Longer timelines for internal coordination. Projects will require an increased notice time between engineering and other internal teams. This will give us more capacity to properly analyze impact, design workarounds, field effective communications and preparation, and give more time for our customers to do the same.
Clearer internal accountability and support. For both communications and scheduling, a clear ownership structure has been established to remove ambiguity and reduce the risk of surprises. We have also planned for earlier cross-team involvement for various departments to ensure a more accurate understanding of impact.
More time for customers to raise concerns. The guidelines we have established make room for earlier direct communications and early warnings so feedback can be gathered and incorporated in our workarounds and scheduling.

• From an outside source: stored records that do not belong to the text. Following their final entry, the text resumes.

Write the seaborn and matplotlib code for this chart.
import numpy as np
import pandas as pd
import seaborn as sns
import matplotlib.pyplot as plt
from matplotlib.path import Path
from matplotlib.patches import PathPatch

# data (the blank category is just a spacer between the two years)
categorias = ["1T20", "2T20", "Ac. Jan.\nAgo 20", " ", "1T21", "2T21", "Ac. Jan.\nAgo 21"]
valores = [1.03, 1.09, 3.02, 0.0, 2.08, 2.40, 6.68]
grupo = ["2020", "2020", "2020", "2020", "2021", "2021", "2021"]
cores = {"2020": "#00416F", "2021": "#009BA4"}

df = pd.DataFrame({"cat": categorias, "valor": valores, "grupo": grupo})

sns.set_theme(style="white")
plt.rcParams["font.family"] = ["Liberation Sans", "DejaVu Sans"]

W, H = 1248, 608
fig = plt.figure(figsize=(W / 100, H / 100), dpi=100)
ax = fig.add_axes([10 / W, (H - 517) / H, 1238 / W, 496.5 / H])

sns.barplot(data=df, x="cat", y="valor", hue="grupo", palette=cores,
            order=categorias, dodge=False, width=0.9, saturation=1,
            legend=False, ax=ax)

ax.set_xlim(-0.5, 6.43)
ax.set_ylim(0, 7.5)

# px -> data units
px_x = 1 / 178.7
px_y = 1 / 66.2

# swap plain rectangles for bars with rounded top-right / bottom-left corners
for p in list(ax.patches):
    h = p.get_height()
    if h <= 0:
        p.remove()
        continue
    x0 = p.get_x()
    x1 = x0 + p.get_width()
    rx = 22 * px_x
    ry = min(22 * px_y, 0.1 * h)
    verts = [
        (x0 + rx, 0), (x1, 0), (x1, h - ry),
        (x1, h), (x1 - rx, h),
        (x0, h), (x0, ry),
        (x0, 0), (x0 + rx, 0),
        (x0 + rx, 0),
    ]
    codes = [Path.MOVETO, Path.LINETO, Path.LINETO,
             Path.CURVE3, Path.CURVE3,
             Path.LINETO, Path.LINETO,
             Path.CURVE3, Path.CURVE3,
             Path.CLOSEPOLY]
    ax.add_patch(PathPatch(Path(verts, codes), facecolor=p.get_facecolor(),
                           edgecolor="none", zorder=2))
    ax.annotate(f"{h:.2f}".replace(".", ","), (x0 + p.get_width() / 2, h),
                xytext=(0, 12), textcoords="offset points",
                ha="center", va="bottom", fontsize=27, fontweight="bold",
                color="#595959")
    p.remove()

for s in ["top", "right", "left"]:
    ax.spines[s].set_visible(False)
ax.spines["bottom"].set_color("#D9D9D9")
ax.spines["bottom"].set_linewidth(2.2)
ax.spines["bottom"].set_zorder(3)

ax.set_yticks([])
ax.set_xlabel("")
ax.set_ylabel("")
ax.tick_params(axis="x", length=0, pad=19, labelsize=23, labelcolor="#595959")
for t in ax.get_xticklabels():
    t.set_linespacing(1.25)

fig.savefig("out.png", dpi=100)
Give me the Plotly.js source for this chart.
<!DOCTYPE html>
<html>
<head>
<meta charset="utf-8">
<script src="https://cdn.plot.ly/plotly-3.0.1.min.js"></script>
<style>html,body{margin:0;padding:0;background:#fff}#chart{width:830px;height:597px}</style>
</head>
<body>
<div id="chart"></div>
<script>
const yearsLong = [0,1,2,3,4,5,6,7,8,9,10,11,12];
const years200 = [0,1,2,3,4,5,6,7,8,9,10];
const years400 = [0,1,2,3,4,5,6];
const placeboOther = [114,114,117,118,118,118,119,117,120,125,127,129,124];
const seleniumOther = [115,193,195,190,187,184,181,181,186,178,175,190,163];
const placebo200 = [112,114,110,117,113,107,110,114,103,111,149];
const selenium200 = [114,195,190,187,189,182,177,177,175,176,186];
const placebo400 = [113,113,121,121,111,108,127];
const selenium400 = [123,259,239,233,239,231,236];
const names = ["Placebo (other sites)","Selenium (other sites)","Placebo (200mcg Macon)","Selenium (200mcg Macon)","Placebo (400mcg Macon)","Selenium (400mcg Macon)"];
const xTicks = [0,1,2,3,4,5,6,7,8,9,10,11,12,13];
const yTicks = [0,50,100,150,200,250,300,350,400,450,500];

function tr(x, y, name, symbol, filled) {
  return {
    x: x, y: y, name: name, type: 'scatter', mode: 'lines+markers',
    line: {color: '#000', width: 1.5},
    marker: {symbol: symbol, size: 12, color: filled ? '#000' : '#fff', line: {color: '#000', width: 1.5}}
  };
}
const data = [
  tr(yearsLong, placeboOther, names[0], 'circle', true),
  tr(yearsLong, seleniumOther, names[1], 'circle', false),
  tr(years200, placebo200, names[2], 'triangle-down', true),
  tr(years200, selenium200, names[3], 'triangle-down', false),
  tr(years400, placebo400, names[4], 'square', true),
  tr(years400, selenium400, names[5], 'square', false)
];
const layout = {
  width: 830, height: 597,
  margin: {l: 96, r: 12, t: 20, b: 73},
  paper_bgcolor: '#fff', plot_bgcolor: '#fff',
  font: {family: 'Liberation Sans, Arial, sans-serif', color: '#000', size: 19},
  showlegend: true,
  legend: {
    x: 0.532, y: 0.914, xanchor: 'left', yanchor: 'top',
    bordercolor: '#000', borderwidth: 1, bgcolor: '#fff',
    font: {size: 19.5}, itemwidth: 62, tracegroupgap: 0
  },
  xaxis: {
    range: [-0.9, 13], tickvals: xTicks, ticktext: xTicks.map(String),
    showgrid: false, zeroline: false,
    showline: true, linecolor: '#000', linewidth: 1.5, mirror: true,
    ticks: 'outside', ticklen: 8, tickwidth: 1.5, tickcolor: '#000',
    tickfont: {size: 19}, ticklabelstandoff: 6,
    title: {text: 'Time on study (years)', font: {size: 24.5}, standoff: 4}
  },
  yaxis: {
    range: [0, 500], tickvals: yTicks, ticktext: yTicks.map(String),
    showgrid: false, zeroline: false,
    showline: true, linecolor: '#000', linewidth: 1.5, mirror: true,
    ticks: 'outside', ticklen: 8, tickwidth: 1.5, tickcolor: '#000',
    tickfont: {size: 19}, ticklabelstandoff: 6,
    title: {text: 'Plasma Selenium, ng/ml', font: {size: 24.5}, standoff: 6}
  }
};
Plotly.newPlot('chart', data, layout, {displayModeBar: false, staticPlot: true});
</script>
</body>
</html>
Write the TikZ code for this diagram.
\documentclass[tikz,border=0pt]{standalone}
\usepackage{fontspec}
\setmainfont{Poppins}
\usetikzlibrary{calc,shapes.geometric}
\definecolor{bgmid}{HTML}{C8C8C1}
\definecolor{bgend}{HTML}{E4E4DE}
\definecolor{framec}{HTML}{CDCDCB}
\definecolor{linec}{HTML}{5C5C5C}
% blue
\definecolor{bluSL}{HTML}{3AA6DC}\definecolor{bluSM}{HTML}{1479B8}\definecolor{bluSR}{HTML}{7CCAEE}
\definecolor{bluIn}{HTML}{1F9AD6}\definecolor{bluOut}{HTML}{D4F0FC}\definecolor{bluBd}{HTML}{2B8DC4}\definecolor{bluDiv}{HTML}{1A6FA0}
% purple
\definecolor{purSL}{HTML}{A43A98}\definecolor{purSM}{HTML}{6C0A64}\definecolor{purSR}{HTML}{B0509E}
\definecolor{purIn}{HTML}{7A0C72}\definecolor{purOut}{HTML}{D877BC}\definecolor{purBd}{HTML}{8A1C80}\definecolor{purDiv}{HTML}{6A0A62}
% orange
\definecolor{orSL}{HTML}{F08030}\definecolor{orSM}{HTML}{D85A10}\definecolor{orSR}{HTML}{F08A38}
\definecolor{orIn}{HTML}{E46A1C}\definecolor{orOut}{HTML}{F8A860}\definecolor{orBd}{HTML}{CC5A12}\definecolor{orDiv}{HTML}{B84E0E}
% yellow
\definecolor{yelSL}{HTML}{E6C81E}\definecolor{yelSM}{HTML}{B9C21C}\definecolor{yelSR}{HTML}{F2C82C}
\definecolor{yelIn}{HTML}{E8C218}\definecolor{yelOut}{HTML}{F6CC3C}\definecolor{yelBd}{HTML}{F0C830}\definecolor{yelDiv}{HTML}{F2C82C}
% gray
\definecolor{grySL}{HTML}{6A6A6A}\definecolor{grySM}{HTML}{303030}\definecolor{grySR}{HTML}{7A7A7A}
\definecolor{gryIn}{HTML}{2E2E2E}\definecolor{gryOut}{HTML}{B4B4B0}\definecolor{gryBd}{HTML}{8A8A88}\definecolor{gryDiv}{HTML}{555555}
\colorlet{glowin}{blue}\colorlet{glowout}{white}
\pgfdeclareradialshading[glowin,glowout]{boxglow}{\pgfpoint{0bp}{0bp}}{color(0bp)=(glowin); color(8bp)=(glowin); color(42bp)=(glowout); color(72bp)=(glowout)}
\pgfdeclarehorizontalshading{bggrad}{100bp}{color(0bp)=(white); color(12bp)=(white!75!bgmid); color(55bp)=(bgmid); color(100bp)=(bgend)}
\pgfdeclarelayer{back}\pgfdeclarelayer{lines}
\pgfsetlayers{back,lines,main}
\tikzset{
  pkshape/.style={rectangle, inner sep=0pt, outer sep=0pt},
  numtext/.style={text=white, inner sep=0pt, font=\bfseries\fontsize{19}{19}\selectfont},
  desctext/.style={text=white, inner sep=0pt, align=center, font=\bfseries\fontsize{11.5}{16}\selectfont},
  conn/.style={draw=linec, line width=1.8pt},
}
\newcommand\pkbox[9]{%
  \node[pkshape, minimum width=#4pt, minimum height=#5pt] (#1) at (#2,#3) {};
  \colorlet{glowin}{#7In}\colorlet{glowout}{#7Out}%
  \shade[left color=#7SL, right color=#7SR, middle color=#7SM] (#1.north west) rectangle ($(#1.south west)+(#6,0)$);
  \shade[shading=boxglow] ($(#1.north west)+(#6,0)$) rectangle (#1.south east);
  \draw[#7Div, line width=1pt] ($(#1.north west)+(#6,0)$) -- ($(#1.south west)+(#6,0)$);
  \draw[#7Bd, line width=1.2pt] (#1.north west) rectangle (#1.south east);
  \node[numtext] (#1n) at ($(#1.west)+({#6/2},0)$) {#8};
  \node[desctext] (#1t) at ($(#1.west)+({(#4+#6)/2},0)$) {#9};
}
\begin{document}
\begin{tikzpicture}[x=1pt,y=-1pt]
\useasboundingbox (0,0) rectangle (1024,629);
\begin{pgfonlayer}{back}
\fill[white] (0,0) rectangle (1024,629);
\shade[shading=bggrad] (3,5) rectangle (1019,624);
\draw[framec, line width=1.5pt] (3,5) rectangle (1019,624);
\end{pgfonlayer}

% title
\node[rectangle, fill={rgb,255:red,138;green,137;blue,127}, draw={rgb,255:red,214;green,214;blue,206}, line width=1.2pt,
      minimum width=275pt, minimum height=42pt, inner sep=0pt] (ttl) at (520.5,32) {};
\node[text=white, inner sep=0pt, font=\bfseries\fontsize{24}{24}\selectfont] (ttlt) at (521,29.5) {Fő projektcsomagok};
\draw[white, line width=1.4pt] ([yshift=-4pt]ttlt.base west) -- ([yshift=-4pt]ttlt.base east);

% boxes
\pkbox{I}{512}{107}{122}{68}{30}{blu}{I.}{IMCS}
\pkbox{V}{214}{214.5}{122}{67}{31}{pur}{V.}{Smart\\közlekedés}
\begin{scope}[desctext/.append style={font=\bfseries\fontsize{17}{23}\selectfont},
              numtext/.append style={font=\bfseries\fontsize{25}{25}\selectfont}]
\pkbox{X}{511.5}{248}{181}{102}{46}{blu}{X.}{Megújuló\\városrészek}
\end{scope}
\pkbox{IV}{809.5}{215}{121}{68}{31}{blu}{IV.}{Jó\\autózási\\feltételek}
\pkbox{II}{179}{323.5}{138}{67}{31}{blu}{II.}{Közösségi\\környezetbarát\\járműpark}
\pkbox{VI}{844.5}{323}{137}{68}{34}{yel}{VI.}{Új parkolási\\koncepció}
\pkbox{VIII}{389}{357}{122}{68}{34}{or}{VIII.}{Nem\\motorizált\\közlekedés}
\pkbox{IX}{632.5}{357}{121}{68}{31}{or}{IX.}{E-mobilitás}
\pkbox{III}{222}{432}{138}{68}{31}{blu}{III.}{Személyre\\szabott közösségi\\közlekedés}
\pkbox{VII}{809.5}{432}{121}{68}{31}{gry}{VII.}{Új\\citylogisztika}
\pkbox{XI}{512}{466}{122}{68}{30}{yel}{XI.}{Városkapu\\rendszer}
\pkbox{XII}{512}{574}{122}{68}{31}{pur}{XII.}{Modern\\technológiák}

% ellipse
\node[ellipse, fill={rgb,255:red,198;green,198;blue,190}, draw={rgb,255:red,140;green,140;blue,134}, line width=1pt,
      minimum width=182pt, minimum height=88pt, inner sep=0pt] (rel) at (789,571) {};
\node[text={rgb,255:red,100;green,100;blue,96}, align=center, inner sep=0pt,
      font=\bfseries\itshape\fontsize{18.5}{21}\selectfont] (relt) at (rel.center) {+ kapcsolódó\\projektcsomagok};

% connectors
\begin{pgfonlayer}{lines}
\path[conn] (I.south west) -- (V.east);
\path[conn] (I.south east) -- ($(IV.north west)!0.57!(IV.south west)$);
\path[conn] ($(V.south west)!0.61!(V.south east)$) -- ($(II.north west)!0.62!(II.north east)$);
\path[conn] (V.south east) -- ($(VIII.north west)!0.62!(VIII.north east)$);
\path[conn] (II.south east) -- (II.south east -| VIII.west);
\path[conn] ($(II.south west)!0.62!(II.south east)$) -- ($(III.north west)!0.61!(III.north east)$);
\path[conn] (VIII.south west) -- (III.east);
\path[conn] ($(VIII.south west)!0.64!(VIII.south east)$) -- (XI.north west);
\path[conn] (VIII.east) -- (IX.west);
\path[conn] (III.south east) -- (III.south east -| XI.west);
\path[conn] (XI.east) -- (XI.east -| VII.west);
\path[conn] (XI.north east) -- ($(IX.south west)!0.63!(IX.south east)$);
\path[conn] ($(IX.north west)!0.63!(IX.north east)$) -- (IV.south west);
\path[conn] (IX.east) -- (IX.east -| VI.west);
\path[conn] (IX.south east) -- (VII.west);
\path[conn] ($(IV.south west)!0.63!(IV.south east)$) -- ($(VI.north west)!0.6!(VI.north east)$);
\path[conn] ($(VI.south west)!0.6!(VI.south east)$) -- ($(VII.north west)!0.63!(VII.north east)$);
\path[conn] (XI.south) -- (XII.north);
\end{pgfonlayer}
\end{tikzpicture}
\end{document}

Workarounds to be provided. We expect to provide useful workarounds for both ourselves and our users to minimize or properly manage the impact of maintenance.
Wider, clearer communications. We have identified broader communication channels with specific owners, stakeholders, and channels to be used for maintenance notices. Guidance around messaging and how we validate its effectiveness are now in place, and we expect clear calls to action in the future.

Although most plans are imperfect upon meeting reality, we believe that the structure outlined previously should help by reducing the amount of uncertainty and improvisation required, and by increasing the buffer space available to cope with any surprise encountered.

While we hope not to need this plan, much like disaster recovery exercises and other contingencies, having them ready should make Honeycomb a more reliable partner.